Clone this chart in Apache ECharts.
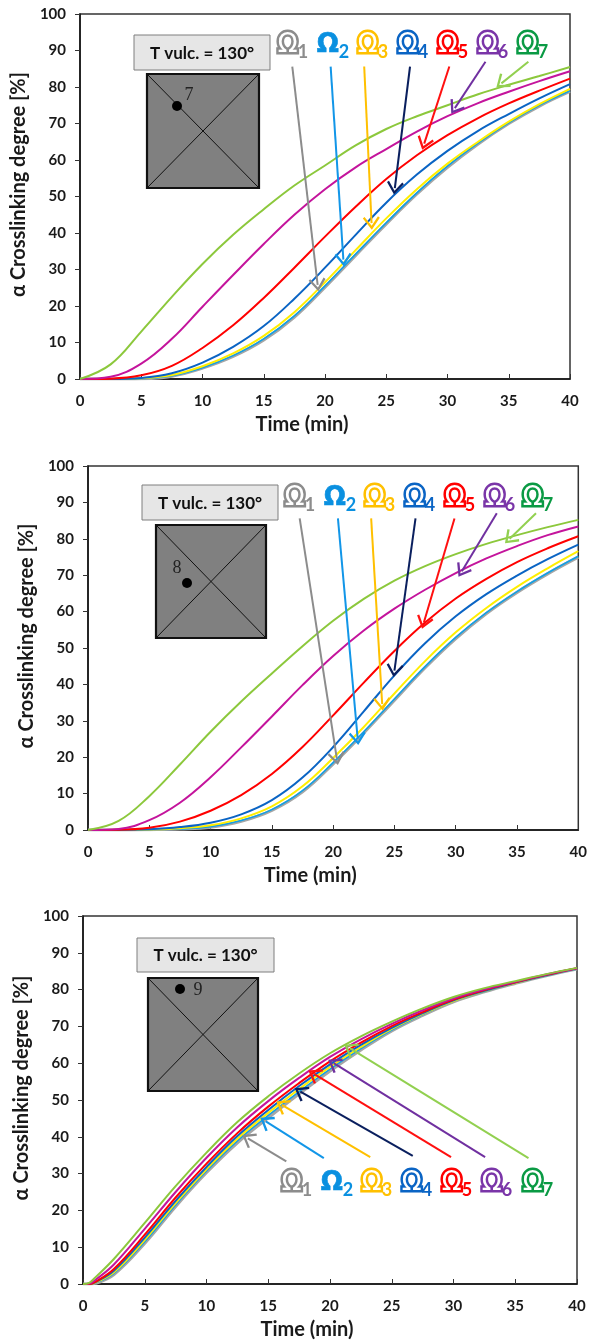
<!DOCTYPE html>
<html><head><meta charset="utf-8">
<script src="https://cdn.jsdelivr.net/npm/echarts@6/dist/echarts.min.js"></script>
<style>html,body{margin:0;padding:0;background:#fff}#c{width:590px;height:1343px}</style>
</head><body><div id="c"></div>
<script>
// ---------------- DATA ----------------
const seriesNames = ['Ω1','Ω2','Ω3','Ω4','Ω5','Ω6','Ω7'];
const xTicks = [0,5,10,15,20,25,30,35,40];
const yTicks = [0,10,20,30,40,50,60,70,80,90,100];

// Panel 1 (point 7)
const time1 = [0,2.5,5,7.5,10,12.5,15,17.5,20,22.5,25,27.5,30,32.5,35,37.5,40];
const p1_O1 = [0,0,0.1,0.8,3,6.2,10.7,17,25.2,33.9,42.5,50.7,58,64.4,70,74.8,78.8];
const p1_O2 = [0,0,0.1,0.9,3.1,6.4,11,17.3,25.5,34.2,42.8,51,58.3,64.6,70.2,75,79];
const p1_O3 = [0,0,0.2,1.1,3.5,7,11.8,18.3,26.5,35.3,44,52,59,65,70.5,75.3,79.5];
const p1_O4 = [0,0,0.3,1.6,4.5,8.8,14.5,22,30.5,39.5,48.3,56,62.5,68,72.6,76.9,80.8];
const p1_O5 = [0,0.1,1,3.6,8.5,14.7,22.2,30.5,39,47.2,54.8,61.3,66.8,71.5,75.5,79,82.3];
const p1_O6 = [0,0.6,4.2,11,19.8,28.5,37,45,52,58,63,67.8,72,75.6,78.7,81.6,84.3];
const p1_O7 = [0,4,13,22.5,31.5,39.5,46.5,53,58.5,64,68.5,72,75,78,80.6,83,85.5];
const p1_arrowStart = [[17.33,85.6],[20.46,85.6],[23.2,85.6],[26.94,85.6],[30.15,85.6],[33.1,86.9],[36.6,86.9]];
const p1_arrowEnd   = [[19.4,25.8],[21.5,32.7],[23.8,42.7],[25.7,52.3],[28.1,64.5],[30.6,74.2],[34.4,81]];

// Panel 2 (point 8)
const time2 = [0,2.5,5,7.5,10,12.5,15,17.5,20,22.5,25,27.5,30,32.5,35,37.5,40];
const p2_O1 = [0,0,0.1,0.3,0.8,2.4,5.4,10.5,18.2,26.7,35.7,44.6,52.6,59.5,65.3,70.4,75];
const p2_O2 = [0,0,0.1,0.3,0.9,2.6,5.6,10.8,18.5,27,36,44.9,52.9,59.7,65.5,70.6,75.2];
const p2_O3 = [0,0,0.15,0.5,1.3,3.2,6.5,12,19.8,28.3,37.5,46.4,54.3,61,66.8,71.9,76.6];
const p2_O4 = [0,0,0.2,0.8,2,4.3,8.2,14.4,22.8,32.6,42.5,51.3,58.7,64.8,69.9,74.4,78.4];
const p2_O5 = [0,0.05,0.6,2.3,5.3,9.6,15.4,22.8,31.5,40.5,49.2,57,63.6,69,73.6,77.4,80.7];
const p2_O6 = [0,0.3,2.7,7.5,14.5,22.7,31.2,39.8,47.8,54.8,60.8,66,70.6,74.6,78,81,83.4];
const p2_O7 = [0,2.5,9.3,18,27,35.3,43,50.5,57.5,63.5,68.5,72.5,75.8,78.6,81,83.2,85.2];
const p2_arrowStart = [[17.27,85.6],[20.39,85.6],[23.1,85.6],[26.72,85.6],[29.9,85.6],[33.35,87],[36.55,87]];
const p2_arrowEnd   = [[20.3,19.6],[22,25.1],[24,34.6],[25,43.8],[27.4,57],[30.5,71.1],[34.4,80]];

// Panel 3 (point 9)
const time3 = [0,0.5,1,2.5,5,7.5,10,12.5,15,17.5,20,22.5,25,27.5,30,32.5,35,37.5,40];
const p3_O1 = [0,0,0.2,2.6,11.1,21.1,30.3,38.4,45.2,51.7,57.9,63.6,68.8,73,76.7,79.4,81.7,83.8,85.6];
const p3_O2 = [0,0,0.3,2.9,11.5,21.5,30.7,38.9,45.8,52.3,58.4,64,69,73.2,76.8,79.5,81.8,83.8,85.6];
const p3_O3 = [0,0,0.4,3.2,12,22,31.2,39.5,46.5,53,59,64.4,69.3,73.4,76.9,79.6,81.8,83.9,85.7];
const p3_O4 = [0,0,0.5,3.6,12.6,22.6,31.8,40.2,47.3,53.8,59.7,65,69.6,73.6,77.1,79.7,81.9,83.9,85.7];
const p3_O5 = [0,0,0.6,4.1,13.4,23.5,32.7,41,48.2,54.6,60.5,65.6,70.1,73.9,77.3,79.9,82,84,85.8];
const p3_O6 = [0,0.1,1.1,5.3,15,25,34.3,42.6,49.7,56,61.7,66.5,70.7,74.4,77.6,80.1,82.1,84.1,85.8];
const p3_O7 = [0,0.3,1.8,6.8,16.6,26.6,35.7,44,51,57.2,62.7,67.3,71.3,74.9,78,80.4,82.3,84.2,85.9];
const p3_arrowStart = [[16.46,33.3],[19.5,34.2],[23.26,34.5],[26.7,34.8],[29.8,34.5],[32.56,34.5],[36.07,34.2]];
const p3_arrowEnd   = [[13.35,39.6],[14.8,44.2],[16.1,48.7],[17.6,52.3],[18.7,57.1],[20.3,60],[21.6,64.1]];

const pointLabels = ['7','8','9'];
const tempLabel = 'T vulc. = 130°';
const xTitle = 'Time (min)';
const yTitle = 'α Crosslinking degree [%]';

// ---------------- STYLE ----------------
const curveColors = ['#a6a6a6','#12a0e6','#ffee00','#0a64c4','#ff0000','#c4149c','#8cc83c'];
const curveWidths = [3.2,1.6,2,2,2,2,2];
const arrowColors = ['#8c8c8c','#1296e8','#ffc000','#0a1f5e','#ff1010','#7030a0','#92d050'];
const labelColors = ['#8c8c8c','#0a90e0','#ffc000','#0a64c4','#ff0000','#7a35a8','#0a9a44'];
const labelOutline = [true,false,true,true,true,true,true];
const FONT = 'Lato, "Open Sans", "DejaVu Sans", sans-serif';

const grids = [
  {left:80, top:14, width:490, height:365},
  {left:88, top:466, width:491, height:364},
  {left:83, top:916, width:494, height:368}
];
const panels = [
  {time:time1, data:[p1_O1,p1_O2,p1_O3,p1_O4,p1_O5,p1_O6,p1_O7], aS:p1_arrowStart, aE:p1_arrowEnd},
  {time:time2, data:[p2_O1,p2_O2,p2_O3,p2_O4,p2_O5,p2_O6,p2_O7], aS:p2_arrowStart, aE:p2_arrowEnd},
  {time:time3, data:[p3_O1,p3_O2,p3_O3,p3_O4,p3_O5,p3_O6,p3_O7], aS:p3_arrowStart, aE:p3_arrowEnd}
];
// decoration positions (pixels)
const deco = [
  {box:[134,35,136,35], sq:[147,74,112,114], dot:[177,106], num:[189,95], lab:{y:45, x:[293,333,373,413,453,493,533]}},
  {box:[142,485,136,35], sq:[156,525,110,113], dot:[187,583], num:[177,568], lab:{y:498, x:[300,340,380,420,460,500,538]}},
  {box:[137,938,137,34], sq:[148,978,110,113], dot:[180,989], num:[198,990], lab:{y:1183, x:[297,337,377,417,457,497,538]}}
];

const chevron = 'path://M12,0 L24,15 L21.5,17 L12,5 L2.5,17 L0,15 Z';

const xAxes = [], yAxes = [], series = [], graphic = [];
grids.forEach((g, i) => {
  xAxes.push({
    type:'value', gridIndex:i, min:0, max:40, interval:5,
    name: xTitle, nameLocation:'middle', nameGap: 36,
    nameTextStyle:{fontFamily:FONT, fontWeight:'bold', fontSize:20, color:'#1a1a1a', padding:[0,46,0,0]},
    axisLine:{show:true, onZero:false, lineStyle:{color:'#111', width:1.5}},
    axisTick:{show:true, inside:true, length:5, lineStyle:{color:'#333'}},
    splitLine:{show:false},
    axisLabel:{fontFamily:FONT, fontWeight:'bold', fontSize:15, color:'#1a1a1a', margin:15,
      formatter: v => xTicks.includes(v) ? String(v) : ''}
  });
  yAxes.push({
    type:'value', gridIndex:i, min:0, max:100, interval:10,
    name: yTitle, nameLocation:'middle', nameRotate:90, nameGap:50,
    nameTextStyle:{fontFamily:FONT, fontWeight:'bold', fontSize:20, color:'#1a1a1a', padding:[0,0,0,24]},
    axisLine:{show:true, lineStyle:{color:'#111', width:1.5}},
    axisTick:{show:true, inside:false, length:5, lineStyle:{color:'#333'}},
    splitLine:{show:false},
    axisLabel:{fontFamily:FONT, fontWeight:'bold', fontSize:15, color:'#1a1a1a', margin:14,
      formatter: v => yTicks.includes(v) ? String(v) : ''}
  });
  const p = panels[i];
  for (let k = 0; k < 7; k++) {
    series.push({
      type:'line', name: seriesNames[k] + ' (' + pointLabels[i] + ')',
      xAxisIndex:i, yAxisIndex:i, smooth:0.4, showSymbol:false, silent:true, animation:false,
      z: 2 + k,
      data: p.time.map((t, j) => [t, p.data[k][j]]),
      lineStyle:{color:curveColors[k], width:curveWidths[k]},
      markLine:{
        silent:true, animation:false, symbol:['none', chevron], symbolSize:[17, 13],
        label:{show:false}, z: 20,
        lineStyle:{color:arrowColors[k], width:2, type:'solid'},
        data:[[{coord:p.aS[k]}, {coord:p.aE[k]}]]
      }
    });
  }
  // decorations
  const d = deco[i];
  graphic.push({type:'rect', shape:{x:d.box[0], y:d.box[1], width:d.box[2], height:d.box[3]},
    style:{fill:'#e6e6e6', stroke:'#7f7f7f', lineWidth:1}, z:50});
  graphic.push({type:'text', x:d.box[0]+d.box[2]/2, y:d.box[1]+d.box[3]/2+1,
    style:{text:tempLabel, fill:'#111', font:'bold 17px ' + FONT, align:'center', verticalAlign:'middle'}, z:51});
  const s = d.sq;
  graphic.push({type:'rect', shape:{x:s[0], y:s[1], width:s[2], height:s[3]},
    style:{fill:'#808080', stroke:'#111', lineWidth:2.2}, z:50});
  graphic.push({type:'line', shape:{x1:s[0], y1:s[1], x2:s[0]+s[2], y2:s[1]+s[3]}, style:{stroke:'#111', lineWidth:1}, z:51});
  graphic.push({type:'line', shape:{x1:s[0]+s[2], y1:s[1], x2:s[0], y2:s[1]+s[3]}, style:{stroke:'#111', lineWidth:1}, z:51});
  graphic.push({type:'circle', shape:{cx:d.dot[0], cy:d.dot[1], r:5}, style:{fill:'#000'}, z:52});
  graphic.push({type:'text', x:d.num[0], y:d.num[1],
    style:{text:pointLabels[i], fill:'#222', font:'18px "Liberation Serif", "DejaVu Serif", serif', align:'center', verticalAlign:'middle'}, z:52});
  for (let k = 0; k < 7; k++) {
    const outline = labelOutline[k];
    graphic.push({type:'text', x:d.lab.x[k], y:d.lab.y, z:53,
      style:{text:'{a|Ω}{b|' + (k+1) + '}', align:'center', verticalAlign:'middle',
        rich:{
          a:{fontFamily:'"DejaVu Sans", ' + FONT, fontWeight: outline ? 'normal' : 'bold', fontSize:26,
             fill: outline ? '#ffffff' : labelColors[k],
             stroke: labelColors[k], lineWidth: outline ? 5 : 0.6, lineHeight:32},
          b:{fontFamily:FONT, fontWeight:'bold', fontSize:18, fill:labelColors[k], lineHeight:32,
             padding:[12,0,0,0], verticalAlign:'bottom'}
        }}});
  }
});

const chart = echarts.init(document.getElementById('c'), null, {renderer:'canvas'});
chart.setOption({
  backgroundColor:'#fff',
  animation:false,
  grid: grids.map(g => Object.assign({show:true, borderColor:'#333', borderWidth:1.5, backgroundColor:'transparent', containLabel:false}, g)),
  xAxis: xAxes, yAxis: yAxes, series: series, graphic: graphic
});
</script></body></html>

● ● ●

> [Directions for this task]:
Go from the first line of the listing to the line holding "const yTicks = [0,10,20,30,40,50,60,70,80,90,100];" and, please, transcribe those lines exactly, both included, with no pictures.

> [Solution for this task]:
Clone this chart in Apache ECharts.
<!DOCTYPE html>
<html><head><meta charset="utf-8">
<script src="https://cdn.jsdelivr.net/npm/echarts@6/dist/echarts.min.js"></script>
<style>html,body{margin:0;padding:0;background:#fff}#c{width:590px;height:1343px}</style>
</head><body><div id="c"></div>
<script>
// ---------------- DATA ----------------
const seriesNames = ['Ω1','Ω2','Ω3','Ω4','Ω5','Ω6','Ω7'];
const xTicks = [0,5,10,15,20,25,30,35,40];
const yTicks = [0,10,20,30,40,50,60,70,80,90,100];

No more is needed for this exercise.